Sebagai gambaran, perkiraan jumlah pemilih di DKI Jakarta untuk putaran II berjumlah sekitar 6.996.951 pemilih. Artinya, dengan menggenggam 0,5 % dari pengguna internet dan 50 % dari pemirsa televisi, bisa dipastikan calon tertentu yang menguasai pemanfaatan media menjadi pemenang PILKADA. Belum lagi dengan suara yang mengambang (golput) yang ditaksir mencapai 36 %. Asal bisa meyakinkan program yang diusung dan gencar melakukan sosialisasi, angka golput inipun bisa diraup menjadi modal menuju kursi Gubernur. Dan ingat, dengan jumlah penduduk lebih dari 200 juta jiwa, Jakarta adalah barometer model pemilihan umum di Indonesia.

Tulisan ini sebenarnya hanyalah gambaran bagaimana penggunaan media seperti internet dan televisi sebenarnya sangat ampuh untuk mempengaruhi pola pikir masyarakat. Siapakah yang menjadi pemenang dalam pentas PILKADA DKI putaran II kali ini. Semuanya kembali kepada masyarakat sebagai pemegang kedaulatan tertinggi dalam pesta demokrasi.

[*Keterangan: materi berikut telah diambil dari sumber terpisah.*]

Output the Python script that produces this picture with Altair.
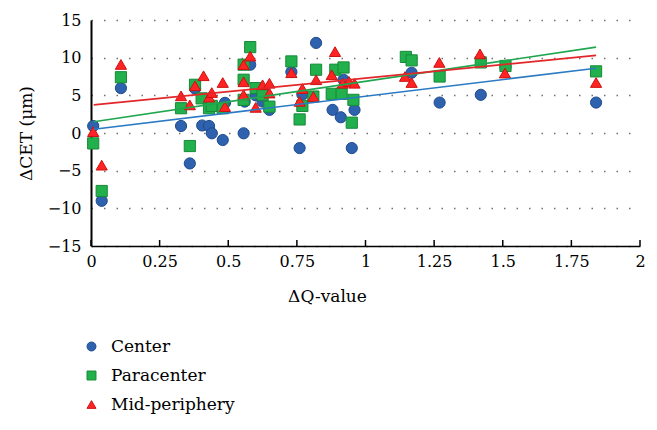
import altair as alt
import pandas as pd

# ---- data ----
series_names = ["Center", "Paracenter", "Mid-periphery"]

center_x = [0.008, 0.039, 0.109, 0.328, 0.36, 0.379, 0.405, 0.43, 0.44, 0.48, 0.488,
            0.556, 0.56, 0.58, 0.60, 0.625, 0.65, 0.73, 0.76, 0.77, 0.82, 0.88, 0.91,
            0.92, 0.95, 0.96, 1.168, 1.27, 1.42, 1.51, 1.84]
center_y = [0.93, -9.0, 5.96, 0.93, -4.04, 5.9, 1.0, 0.93, -0.04, -0.93, 4.0,
            -0.04, 4.17, 9.07, 5.0, 4.17, 3.07, 8.1, -2.0, 5.1, 11.96, 3.07, 2.09,
            7.07, -2.0, 3.07, 8.0, 4.04, 5.07, 8.8, 4.04]

para_x = [0.008, 0.039, 0.109, 0.328, 0.36, 0.379, 0.403, 0.43, 0.44, 0.48,
          0.556, 0.556, 0.556, 0.58, 0.60, 0.625, 0.65, 0.73, 0.76, 0.77, 0.81,
          0.82, 0.877, 0.89, 0.913, 0.92, 0.95, 0.956, 1.147, 1.168, 1.27, 1.42,
          1.51, 1.84]
para_y = [-1.38, -7.7, 7.4, 3.29, -1.73, 6.4, 4.6, 3.29, 3.6, 3.29,
          9.07, 7.07, 4.4, 11.4, 5.96, 5.07, 3.5, 9.5, 1.8, 3.6, 4.84,
          8.4, 5.2, 8.4, 5.2, 8.7, 1.37, 4.4, 10.1, 9.64, 7.5, 9.37,
          8.9, 8.18]

mid_x = [0.008, 0.039, 0.109, 0.328, 0.36, 0.379, 0.41, 0.43, 0.44, 0.48, 0.488,
         0.556, 0.556, 0.556, 0.58, 0.60, 0.625, 0.65, 0.65, 0.73, 0.76, 0.77,
         0.81, 0.82, 0.877, 0.889, 0.917, 0.94, 0.96, 1.144, 1.168, 1.269,
         1.417, 1.508, 1.84]
mid_y = [0.18, -4.27, 9.1, 4.93, 3.73, 6.27, 7.6, 4.76, 5.37, 6.7, 3.5,
         9.07, 6.8, 5.07, 10.2, 3.4, 6.4, 6.6, 5.3, 8.0, 4.2, 5.9,
         4.84, 7.07, 7.73, 10.8, 6.6, 6.84, 6.6, 7.5, 6.7, 9.37,
         10.5, 7.96, 6.7]

# fitted trend lines (end points)
line_x = [0.01, 1.84]
center_fit = [0.49, 8.6]
para_fit = [1.5, 11.4]
mid_fit = [3.73, 10.3]

x_ticks = [0, 0.25, 0.5, 0.75, 1, 1.25, 1.5, 1.75, 2]
y_ticks = [-15, -10, -5, 0, 5, 10, 15]

# ---- styling ----
fill_colors = ["#2E62AE", "#21B04B", "#FF2323"]
stroke_colors = ["#1E4B8E", "#168A38", "#CC1111"]
line_colors = ["#2A7AC4", "#1FA64E", "#E2262A"]
shapes = ["circle", "square", "triangle-up"]
FONT = "DejaVu Serif"

rows = []
order = 0
for name, xs, ys in [("Center", center_x, center_y),
                     ("Paracenter", para_x, para_y),
                     ("Mid-periphery", mid_x, mid_y)]:
    for xv, yv in zip(xs, ys):
        rows.append({"q": xv, "cet": yv, "series": name, "ord": order})
        order += 1
df = pd.DataFrame(rows)

xscale = alt.Scale(domain=[0, 2], nice=False, zero=False)
yscale = alt.Scale(domain=[-15, 15], nice=False, zero=False)

x_axis = alt.Axis(
    values=x_ticks, labelExpr="datum.value + ''", ticks=False, grid=False,
    domainColor="black", domainWidth=1.5, labelFont=FONT, labelFontSize=16,
    labelColor="black", labelPadding=7, labelFlush=False, labelOverlap=False,
    title="ΔQ-value", titleFont=FONT, titleFontSize=17, titleFontWeight="normal",
    titleColor="black", titleX=236, titleY=42, titleBaseline="top",
    titleAlign="center",
)
y_axis = alt.Axis(
    values=y_ticks, labelExpr="replace(datum.value + '', '-', '\u2212')",
    ticks=False, grid=True, gridDash=[1.5, 11],
    gridColor="#707070", gridWidth=1.4, domainColor="black", domainWidth=2,
    labelFont=FONT, labelFontSize=16, labelColor="black", labelPadding=10,
    labelFlush=False, labelOverlap=False,
    title="ΔCET (μm)", titleFont=FONT, titleFontSize=17, titleFontWeight="normal",
    titleColor="black", titleX=-65, titleY=113, titleAngle=270,
    titleAlign="center", titleBaseline="middle",
)

legend = alt.Legend(
    title=None, orient="none", legendX=-8, legendY=318, direction="vertical",
    labelFont=FONT, labelFontSize=17, labelColor="black", symbolSize=80,
    rowPadding=11, labelOffset=11, symbolStrokeWidth=1,
)

points = alt.Chart(df).mark_point(filled=True, size=125, opacity=1, strokeWidth=1).encode(
    x=alt.X("q:Q", scale=xscale, axis=x_axis),
    y=alt.Y("cet:Q", scale=yscale, axis=y_axis),
    color=alt.Color("series:N", scale=alt.Scale(domain=series_names, range=fill_colors),
                    legend=legend),
    shape=alt.Shape("series:N", scale=alt.Scale(domain=series_names, range=shapes),
                    legend=legend),
    stroke=alt.Stroke("series:N", scale=alt.Scale(domain=series_names, range=stroke_colors),
                      legend=None),
    order=alt.Order("ord:Q"),
)

line_layers = []
for fit, col in zip([center_fit, para_fit, mid_fit], line_colors):
    ldf = pd.DataFrame({"q": line_x, "cet": fit})
    line_layers.append(
        alt.Chart(ldf).mark_line(color=col, strokeWidth=1.6).encode(
            x=alt.X("q:Q", scale=xscale, axis=x_axis),
            y=alt.Y("cet:Q", scale=yscale, axis=y_axis),
        )
    )

tick_df = pd.DataFrame({"q": x_ticks})
ticks = alt.Chart(tick_df).mark_rule(color="black", strokeWidth=1.5).encode(
    x=alt.X("q:Q", scale=xscale, axis=x_axis),
    y=alt.value(220),
    y2=alt.value(226),
)

chart = alt.layer(points, *line_layers, ticks).properties(
    width=549, height=226,
    autosize=alt.AutoSizeParams(type="none"),
    padding={"left": 83, "top": 12, "right": 9, "bottom": 170},
    background="white",
).configure_view(stroke=None)

chart.save("out.html", embed_options={"renderer": "svg", "actions": False})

Pertanyaannya sekarang adalah, seberapa jauh kemampuan calon gubernur dan wakilnya bisa melakukan penetrasi melalui media internet dan televisi. Apakah sumber daya yang dimiliki mampu menjangkaunya dan bagaimana dengan bantuan dana dari pihak ke tiga ataukah harus mengeluarkan uang dari kocek sendiri. Bagaimana pula dengan ketaatan kontestan terhadap peraturan perundang-undangan tentang Pemilihan Kepala Daerah.

Mari kitunggu jawabannya pada tanggal 20 September 2012 yang akan datang.